Interestingly, such a distinction was enacted even in the Islamic civilization, notwithstanding the fact that the Qu’ran approaches this issue quite differently than the Bible, advocating a stronger relationship between political and religious power. Despite that, Medina was only the capital of the Islamic Empire for a short time, and Mecca was never as such. Following the incredible speed of the Islamic conquest throughout the Middle East, North Africa and parts of Europe in the 7th century, the capital was moved from Medina to Kufa, then to Damascus, then again to Baghdad, where it remained for approximately 500 years. With the expansion led by the Turks and the creation of the Ottoman Empire, the capital moved again to Istanbul, which became the centre of political power. Clearly the holy sites of Islam were never perceived as the right places to put the capital of an Empire. Beyond pragmatism, it was important for a universalistic religion shared by people of different customs, ethnicities and cultures throughout the Empire that the holy sites would stay neutral and open to all the faithful. The Caliph controlled life on earth but the holy places were directly under the authority of God and God alone. Such a perspective survived through time and in Saudi Arabia, for instance, the capital is not placed in the holy cities of Mecca or Medina, but in Riyadh.


A similar reasoning applied to the Shi’s branch of Islam and the Safavid dynasty – which ruled Persia – made it their official religion. When the Safavids took such a decision, at the beginning of the 16th century, it was most likely to distinguish themselves from the Ottoman Empire, like many European kingdoms did in adopting Protestantism over Catholicism. Still, despite the great political significance of such religious decision, there was never the intention to move the capital from Isfahan to one of the holy places of Shiism, Qom or Najaf.

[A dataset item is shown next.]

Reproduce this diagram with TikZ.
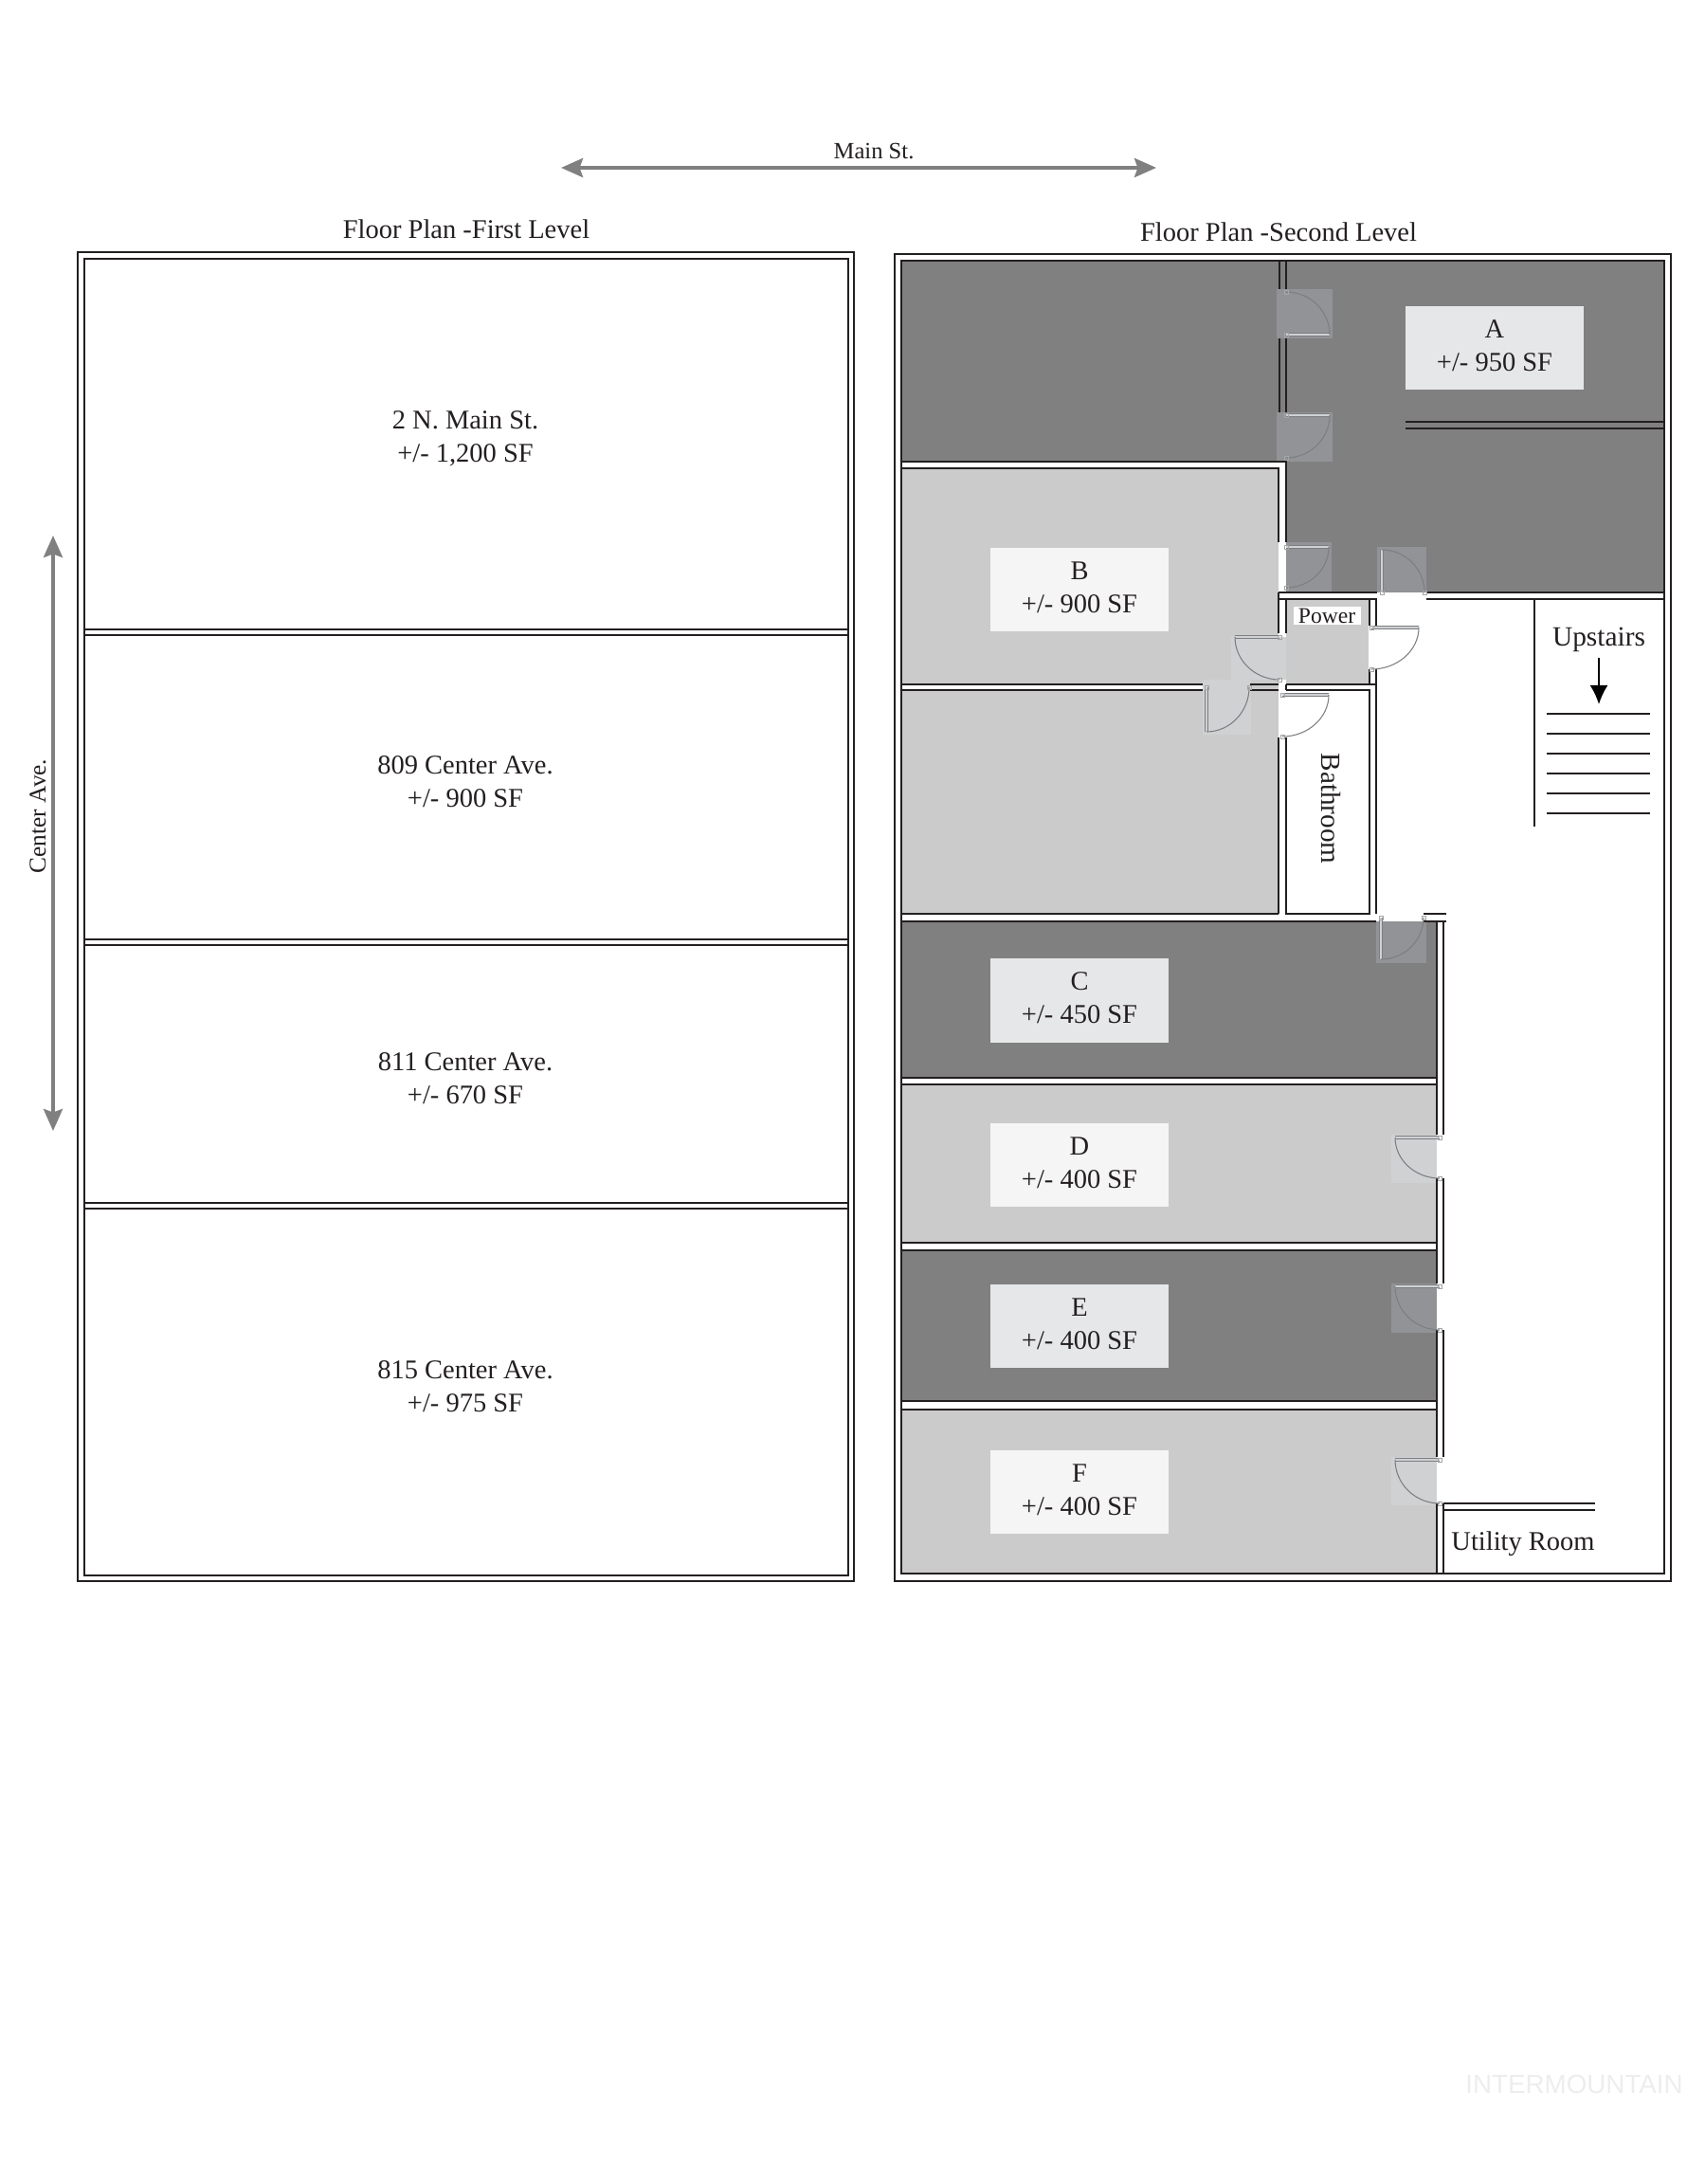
\documentclass[tikz,border=0pt]{standalone}
\usepackage{fontspec}
\setmainfont{Liberation Serif}
\newfontfamily\markfont{Liberation Sans}
\usetikzlibrary{calc,arrows.meta}
\definecolor{plan@dark}{RGB}{128,128,128}
\definecolor{plan@light}{RGB}{203,203,203}
\definecolor{plan@patchdark}{RGB}{146,147,150}
\definecolor{plan@patchlight}{RGB}{208,209,211}
\definecolor{plan@tagdark}{RGB}{230,231,232}
\definecolor{plan@taglight}{RGB}{245,245,245}
\definecolor{plan@ink}{RGB}{35,31,32}
\definecolor{plan@door}{RGB}{125,126,129}
\tikzset{
  wall/.style={draw=plan@ink, line width=0.6pt},
  tread/.style={draw=plan@ink, line width=0.75pt},
  street/.style={draw=plan@dark, line width=1.1pt, {Stealth[length=2.3mm,width=2mm,inset=0.35mm]}-{Stealth[length=2.3mm,width=2mm,inset=0.35mm]}},
  door@leaf/.style={draw=plan@door, line width=0.2pt, double=plan@patchlight, double distance=0.5pt},
  door@swing/.style={draw=plan@door, line width=0.3pt},
  door@jamb/.style={draw=plan@door!70!white, line width=0.2pt},
  label/.style={align=center, text=plan@ink, font=\fontsize{8.1}{10}\selectfont, inner sep=0pt},
}
\newcommand{\planDoor}[3]{%
  \draw[door@leaf] (#1) -- (#2);
  \draw[door@swing] (#2) .. controls ($(#2)+0.55*(#3)-0.55*(#1)$) and ($(#3)+0.55*(#2)-0.55*(#1)$) .. (#3);
  \draw[door@jamb] ($(#1)+(-2,-2)$) rectangle ++(4,4);
  \draw[door@jamb] ($(#3)+(-2,-2)$) rectangle ++(4,4);
}

\begin{document}
\begin{tikzpicture}[x=0.01cm,y=-0.01cm]
\useasboundingbox (0,0) rectangle (1780,2304);

% street arrows
\coordinate (mainwest) at (592,177);
\coordinate (maineast) at (1220,177);
\coordinate (centernorth) at (56,565);
\coordinate (centersouth) at (56,1193);
\draw[street] (mainwest) -- (maineast);
\draw[street] (centernorth) -- (centersouth);
\node[label,font=\fontsize{7}{9}\selectfont] (mainst) at (922,160) {Main St.};
\node[label,font=\fontsize{7.2}{9}\selectfont,rotate=90] (centerave) at (40,861) {Center Ave.};

% First level
\node[label] (firsttitle) at (492,242) {Floor Plan -First Level};
\draw[wall] (82,266) rectangle (901,1668);
\draw[wall] (89,273) rectangle (895,1662);
\draw[wall] (89,664) -- (895,664);
\draw[wall] (89,670) -- (895,670);
\draw[wall] (89,991) -- (895,991);
\draw[wall] (89,997) -- (895,997);
\draw[wall] (89,1269) -- (895,1269);
\draw[wall] (89,1275) -- (895,1275);
\node[label] (mainshop) at (491,463) {2 N. Main St.\\+/- 1,200 SF};
\node[label] (shop809) at (491,825) {809 Center Ave.\\+/- 900 SF};
\node[label] (shop811) at (491,1138) {811 Center Ave.\\+/- 670 SF};
\node[label] (shop815) at (491,1463) {815 Center Ave.\\+/- 975 SF};

% Second level
\node[label] (secondtitle) at (1349,245) {Floor Plan -Second Level};

% suites
\fill[plan@dark] (951,275) rectangle (1357,487);
\fill[plan@dark] (1357,275) rectangle (1756,625);
\fill[plan@light] (951,494) rectangle (1349,722);
\fill[plan@light] (951,728) rectangle (1349,964);
\fill[plan@light] (1319,722) rectangle (1349,728);
\fill[plan@light] (1357,632) rectangle (1444,722);
\fill[plan@dark] (951,972) rectangle (1516,1137);
\fill[plan@light] (951,1144) rectangle (1516,1311);
\fill[plan@dark] (951,1319) rectangle (1516,1478);
\fill[plan@light] (951,1487) rectangle (1516,1660);

% door patches
\fill[plan@patchdark] (1347,305) rectangle (1406,357);
\fill[plan@patchdark] (1347,435) rectangle (1406,487);
\fill[white] (1349,572) rectangle (1357,625);
\fill[plan@patchdark] (1357,572) rectangle (1405,625);
\fill[plan@patchdark] (1453,577) rectangle (1505,625);
\fill[plan@patchlight] (1299,672) rectangle (1357,717);
\fill[plan@patchlight] (1269,717) rectangle (1320,775);
\fill[plan@patchdark] (1452,972) rectangle (1505,1016);
\fill[plan@patchlight] (1468,1197) rectangle (1516,1248);
\fill[plan@patchdark] (1468,1354) rectangle (1516,1406);
\fill[plan@patchlight] (1468,1537) rectangle (1516,1588);

% outer walls
\draw[wall] (944,268) rectangle (1763,1668);
\draw[wall] (951,275) rectangle (1756,1660);

% walls round suite A
\draw[wall] (1350,275) -- (1350,305);
\draw[wall] (1357,275) -- (1357,305);
\draw[wall] (1350,357) -- (1350,435);
\draw[wall] (1357,357) -- (1357,435);
\draw[wall] (951,487) -- (1357,487) -- (1357,572);
\draw[wall] (951,494) -- (1349,494) -- (1349,572);
\draw[wall] (1483,445) -- (1756,445);
\draw[wall] (1483,452) -- (1756,452);
\draw[wall] (1349,625) -- (1453,625);
\draw[wall] (1505,625) -- (1756,625);
\draw[wall] (1349,632) -- (1453,632);
\draw[wall] (1505,632) -- (1756,632);

% power room and bathroom
\draw[wall] (1349,625) -- (1349,668);
\draw[wall] (1357,632) -- (1357,668);
\draw[wall] (1445,632) -- (1445,660);
\draw[wall] (1452,632) -- (1452,660);
\draw[wall] (1445,706) -- (1445,722);
\draw[wall] (1452,706) -- (1452,964);
\draw[wall] (1357,722) -- (1452,722);
\draw[wall] (1357,728) -- (1445,728) -- (1445,964) -- (1357,964) -- (1357,778);
\draw[wall] (1349,778) -- (1349,964);
\draw[wall] (1357,722) -- (1357,728);

% walls between suites
\draw[wall] (951,722) -- (1269,722);
\draw[wall] (951,728) -- (1269,728);
\draw[wall] (1319,722) -- (1349,722);
\draw[wall] (1319,728) -- (1349,728);
\draw[wall] (951,964) -- (1349,964);
\draw[wall] (951,972) -- (1452,972);
\draw[wall] (1502,964) -- (1526,964);
\draw[wall] (1502,972) -- (1526,972);
\draw[wall] (951,1137) -- (1516,1137);
\draw[wall] (951,1144) -- (1516,1144);
\draw[wall] (951,1311) -- (1516,1311);
\draw[wall] (951,1319) -- (1516,1319);
\draw[wall] (951,1478) -- (1516,1478);
\draw[wall] (951,1487) -- (1516,1487);

% corridor wall
\draw[wall] (1516,972) -- (1516,1197);
\draw[wall] (1523,972) -- (1523,1197);
\draw[wall] (1516,1243) -- (1516,1354);
\draw[wall] (1523,1243) -- (1523,1354);
\draw[wall] (1516,1403) -- (1516,1537);
\draw[wall] (1523,1403) -- (1523,1537);
\draw[wall] (1516,1586) -- (1516,1660);
\draw[wall] (1523,1586) -- (1523,1660);
\draw[wall] (1523,1586) -- (1683,1586);
\draw[wall] (1523,1593) -- (1683,1593);

% stairs
\draw[tread] (1619,632) -- (1619,872);
\node[label,font=\fontsize{8.35}{10}\selectfont] (upstairs) at (1687,675) {Upstairs};
\coordinate (stairtop) at (1687,694);
\coordinate (stairbottom) at (1687,743);
\draw[draw=black, line width=0.6pt, -{Latex[length=2mm,width=1.9mm]}] (stairtop) -- (stairbottom);
\draw[tread] (1632,753) -- (1741,753);
\draw[tread] (1632,774) -- (1741,774);
\draw[tread] (1632,795) -- (1741,795);
\draw[tread] (1632,816) -- (1741,816);
\draw[tread] (1632,837) -- (1741,837);
\draw[tread] (1632,858) -- (1741,858);

% doors
\planDoor{1357,353}{1403,353}{1357,308}
\planDoor{1357,438}{1403,438}{1357,483}
\planDoor{1357,577}{1402,577}{1357,620}
\planDoor{1458,625}{1458,580}{1503,625}
\planDoor{1350,672}{1303,672}{1350,717}
\planDoor{1447,662}{1497,662}{1447,706}
\planDoor{1273,725}{1273,772}{1318,725}
\planDoor{1353,733}{1402,733}{1353,777}
\planDoor{1457,968}{1457,1012}{1502,968}
\planDoor{1519,1200}{1472,1200}{1519,1243}
\planDoor{1519,1357}{1472,1357}{1519,1403}
\planDoor{1519,1540}{1472,1540}{1519,1586}

% suite labels
\fill[plan@tagdark] (1483,323) rectangle (1671,411);
\node[label] (suitea) at (1577,365) {A\\+/- 950 SF};
\fill[plan@taglight] (1045,578) rectangle (1233,666);
\node[label] (suiteb) at (1139,620) {B\\+/- 900 SF};
\fill[plan@tagdark] (1045,1011) rectangle (1233,1100);
\node[label] (suitec) at (1139,1053) {C\\+/- 450 SF};
\fill[plan@taglight] (1045,1185) rectangle (1233,1273);
\node[label] (suited) at (1139,1227) {D\\+/- 400 SF};
\fill[plan@tagdark] (1045,1355) rectangle (1233,1443);
\node[label] (suitee) at (1139,1397) {E\\+/- 400 SF};
\fill[plan@taglight] (1045,1530) rectangle (1233,1618);
\node[label] (suitef) at (1139,1572) {F\\+/- 400 SF};

% rooms
\fill[white] (1365,640) rectangle (1436,659);
\node[label,font=\fontsize{6.7}{9}\selectfont] (power) at (1400,650) {Power};
\node[label,font=\fontsize{8.3}{10}\selectfont,rotate=-90] (bathroom) at (1404,853) {Bathroom};
\node[label] (utility) at (1607,1629) {Utility Room};

\node[font=\markfont\fontsize{7.9}{10}\selectfont,text=black!7,inner sep=0pt] (watermark) at (1661,2199) {INTERMOUNTAIN};

\end{tikzpicture}
\end{document}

A major turning point in the overlap between politics and religion happened in the 17th century, with the emergence of the Westphalian nation-state. In 1648, after the Thirty Years War – caused by the conflict between Catholics and Protestants – the European powers made peace and established the fundamental principle of cuius regio eius religio (whose realm, his religion). This made possible for the developing nation-states of Europe to define important differentiations between political and religious power. The city of Rome provided a historical anomaly by remaining the capital of the Papal state until the 19th century. However when Rome was captured by King Vittorio Emanuele, who unified Italy, the holy area of the city was left to the Pope to rule as the Vatican state — a sovereign entity.


Fast forward to the contemporary era, states have learned to deal with one another as equal political entities, and  indirectly protect religion, at least  partially, from exploitation for political purposes. No other modern government has ever claimed a spiritual centre as its capital, and indeed those claiming spiritual authority over political efforts are perceived as extremists by the international community. For this reason, proclaiming Jerusalem as Israel’s capital comes across as a historical move and possibly, even as the first step, towards the reversal of some milestones reached by modern civilizations.

In the days following the decision to move the US Embassy from Tel Aviv to Jerusalem many protests erupted in Palestine, and – in the following clashes – some demonstrators lost their lives. That is to say that this decision, even if not yet in effect, has already changed the situation in the region and will probably produce other major effects including the possibility of reviving the conflict between Arabs and Israelis, at a time in which they were forging comprehensive relations based on shared interests. In short, this is a short-sighted policy at the wrong time in history.